On September 30, 2021,a bill was introduced in Congress for the Truth and Healing Commission on Indian Boarding School Policies in the U.S. Act. This bill, along with the Department of the Interior’s Federal Indian School Truth Initiative announced in June, 2021, signals that some in the federal government are finally ready to acknowledge the devastating consequences of the assimilative boarding school era and begin to address the ongoing intergenerational impacts of the boarding school policies. The National Native American Boarding School Healing Coalition (NABS) urges all members of Congress to support this legislation as a first step towards the truth and healing process.

The bipartisan legislation (S. 2907/H.R. 5444), introduced by Sen. Elizabeth Warren (MA), Rep. Sharice Davids (KS-3), and Rep. Tom Cole (OK-4), would establish the first formal commission in United States history on Indian boarding schools. The commission would investigate and document policies, assimilation practices, attempted termination of cultures and languages of Indigenous peoples, and human rights violations that took place at hundreds of faith-run institutions.

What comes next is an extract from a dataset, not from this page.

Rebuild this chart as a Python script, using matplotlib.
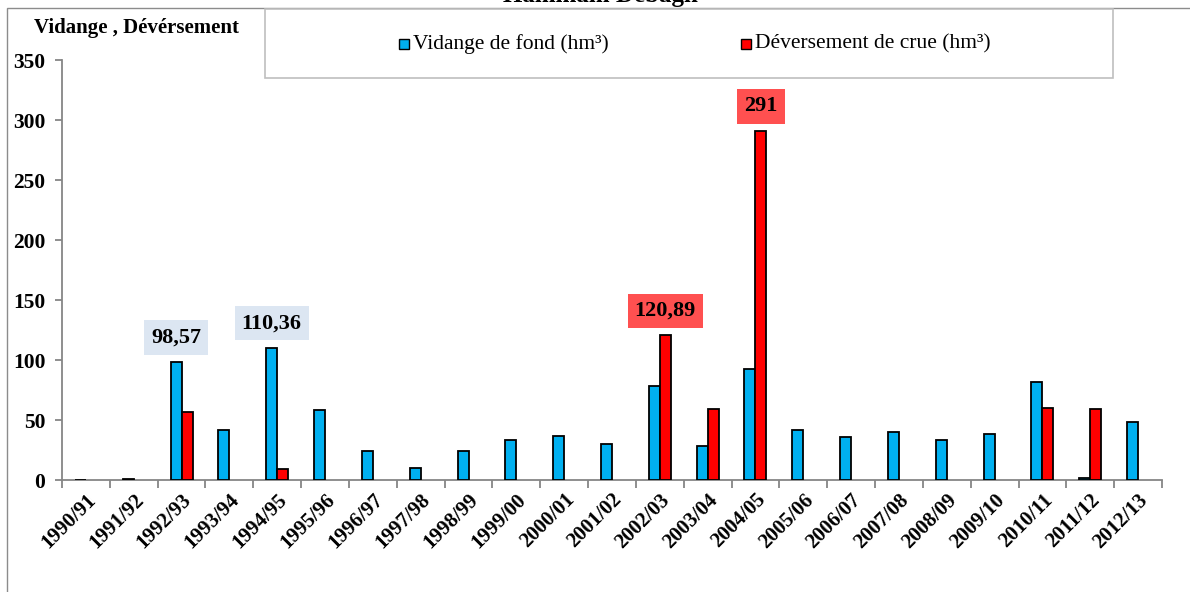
import numpy as np
import matplotlib
matplotlib.use("Agg")
import matplotlib.pyplot as plt
from matplotlib.patches import Rectangle

plt.rcParams['font.family'] = ['Liberation Serif', 'DejaVu Serif']

years = ["1990/91", "1991/92", "1992/93", "1993/94", "1994/95", "1995/96", "1996/97",
         "1997/98", "1998/99", "1999/00", "2000/01", "2001/02", "2002/03", "2003/04",
         "2004/05", "2005/06", "2006/07", "2007/08", "2008/09", "2009/10", "2010/11",
         "2011/12", "2012/13"]
vidange = [0.3, 0.8, 98.57, 42, 110.36, 58.5, 24, 10, 24, 33.5, 36.7, 30, 78, 28,
           92.5, 42, 36, 40, 33, 38, 82, 1.5, 48]
deversement = [0, 0, 57, 0, 9.5, 0, 0, 0, 0, 0, 0, 0, 120.89, 59,
               291, 0, 0, 0, 0, 0, 60, 59, 0]
label_vid = "Vidange de fond (hm³)"
label_dev = "Déversement de crue (hm³)"
title = "Hammam Debagh"
ylabel = "Vidange , Dévérsement"
annot_vid = {2: "98,57", 4: "110,36"}
annot_dev = {12: "120,89", 14: "291"}

W, H = 1190, 592
fig = plt.figure(figsize=(W / 100, H / 100), dpi=100)
ax = fig.add_axes([62 / W, 1 - 480 / H, (1162 - 62) / W, (480 - 60) / H])

x = np.arange(len(years))
bw = 0.23
vid = np.array(vidange, dtype=float)
dev = np.array(deversement, dtype=float)
dev_m = np.where(dev > 0, dev, np.nan)

ax.bar(x - bw / 2, vid, bw, color="#00B0F0", edgecolor="black", linewidth=1.3, zorder=3)
ax.bar(x + bw / 2, dev_m, bw, color="#FF0000", edgecolor="black", linewidth=1.3, zorder=3)

ax.set_xlim(-0.5, len(years) - 0.5)
ax.set_ylim(0, 350)
ax.set_yticks(np.arange(0, 351, 50))
ax.set_yticklabels([str(v) for v in range(0, 351, 50)], fontsize=15.5, fontweight="bold")
ax.set_xticks(x)
ax.set_xticklabels(years, rotation=45, ha="right", va="top", rotation_mode="anchor",
                   fontsize=15, fontweight="bold")
ax.set_xticks(np.arange(-0.5, len(years), 1), minor=True)
ax.tick_params(axis="x", which="major", length=0, pad=7)
ax.tick_params(axis="x", which="minor", length=6, color="#868686", width=1.3, direction="out")
ax.tick_params(axis="y", length=5, color="#868686", width=1.3, pad=7)
for s in ["top", "right"]:
    ax.spines[s].set_visible(False)
for s in ["left", "bottom"]:
    ax.spines[s].set_color("#868686")
    ax.spines[s].set_linewidth(1.3)

for i, t in annot_vid.items():
    ax.annotate(t, (x[i] - bw / 2, vid[i]), xytext=(0, 17.5), textcoords="offset points",
                ha="center", va="center", fontsize=16, fontweight="bold", zorder=5,
                bbox=dict(boxstyle="square,pad=0.32", fc="#DCE6F2", ec="none"))
for i, t in annot_dev.items():
    ax.annotate(t, (x[i] + bw / 2, dev[i]), xytext=(0, 17.5), textcoords="offset points",
                ha="center", va="center", fontsize=16, fontweight="bold", zorder=5,
                bbox=dict(boxstyle="square,pad=0.32", fc="#FF5050", ec="none"))

# outer chart frame
fig.patches.append(Rectangle((7 / W, -0.05), 1.1, 1 - 8 / H + 0.05, transform=fig.transFigure,
                             fill=False, ec="#8C8C8C", lw=1.0, zorder=0))

# title (cut off at top)
fig.text(600 / W, 1 - 2 / H, title, ha="center", va="baseline", fontsize=18, fontweight="bold")

# y-axis label
fig.text(137 / W, 1 - 28 / H, ylabel, ha="center", va="center", fontsize=15, fontweight="bold")

# legend box
fig.patches.append(Rectangle((265 / W, 1 - 78 / H), (1113 - 265) / W, (78 - 9) / H,
                             transform=fig.transFigure, fc="white", ec="#BFBFBF", lw=1.2, zorder=2))
ly = 1 - 44 / H
sq = 10
fig.patches.append(Rectangle((399 / W, ly - sq / 2 / H), sq / W, sq / H, transform=fig.transFigure,
                             fc="#00B0F0", ec="black", lw=1.0, zorder=3))
fig.text(413 / W, ly, label_vid, ha="left", va="center", fontsize=15.5, zorder=3)
fig.patches.append(Rectangle((741 / W, ly - sq / 2 / H), sq / W, sq / H, transform=fig.transFigure,
                             fc="#FF0000", ec="black", lw=1.0, zorder=3))
fig.text(755 / W, ly, label_dev, ha="left", va="center", fontsize=15.5, zorder=3)

fig.savefig("out.png", dpi=100)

The work to introduce a congressional commission has been underway for almost a decade. NABS submitted a Freedom of Information Act (FOIA) request to the Bureau of Indian Affairs in 2016 seeking information on the number of boarding schools that operated in the U.S., how many children attended these schools, how many children died or went missing, and additional facts related to the operation of the schools. However, these questions were never answered. Since then, NABS has been conducting this research independently.

Why NYM?

  • Northern Yearly Meeting has embraced the responsibility of building right relationship with Native communities and peoples.
  • We remind ourselves that the reason for NYM to take up the Doctrine of Discovery (DoD) and to consider renouncing a 500-year-old doctrine was that it was an entry point into understanding contemporary realities. When Native groups asked faith communities to do this work around the DoD, it was to help us understand and reject the philosophical foundation of much of our jurisprudence related to Native Americans, and to enable us to show up on the issues of our day.
  • Quakers were complicit. In the 19th and early 20th centuries, Christian churches collaborated with the government to create hundreds of boarding schools for Native American children. The conditions at these schools, more than 30 of them run by Quakers, were unspeakable. It is vital to ground our advocacy efforts in an honest history of Quakers’ oppression of Indigenous people.
  • NYM’s Doctrine of Discovery Committee agrees that this issue is significant and worthy of our attention. We will have the broadest impact when NYM, the monthly meetings and worship groups, and individual Meeting members, all exercise our voices and communicate with the Senators and Representatives of each of the states where NYM members reside.

Why Now?

  • NABS is asking for public support. The movement for boarding school healing has gained an international groundswell this year and we are now in an era of truth and healing, according to Ruth Anna Buffalo, the Board president of NABS.
  • We have a limited amount of time to hear directly from survivors and to record their stories. A Congressional Commission is needed to locate and analyze the records from the 367 known Indian boarding schools that operated in the United States. A commission would also bring together boarding school survivors with a broad cross-section of Tribal representatives and experts in education, health, and children and families to fully express and understand the impacts of this federal policy of removing Indian children from their families and communities.

The Proposed Action:

As people of faith, and as people from a faith tradition directly involved in supporting and
running Native American boarding schools, we call on Congress to create some momentum and legitimacy in the hearts of many American citizens for the truth and healing process. We propose that NYM send letters in support of the legislation to the Congressional delegations of States in which NYM constituent groups reside. We also encourage Monthly Meetings, Worship Groups and individual members of our community to contact their senators and representatives in the U.S. Congress to support, or even co-sponsor, the bill.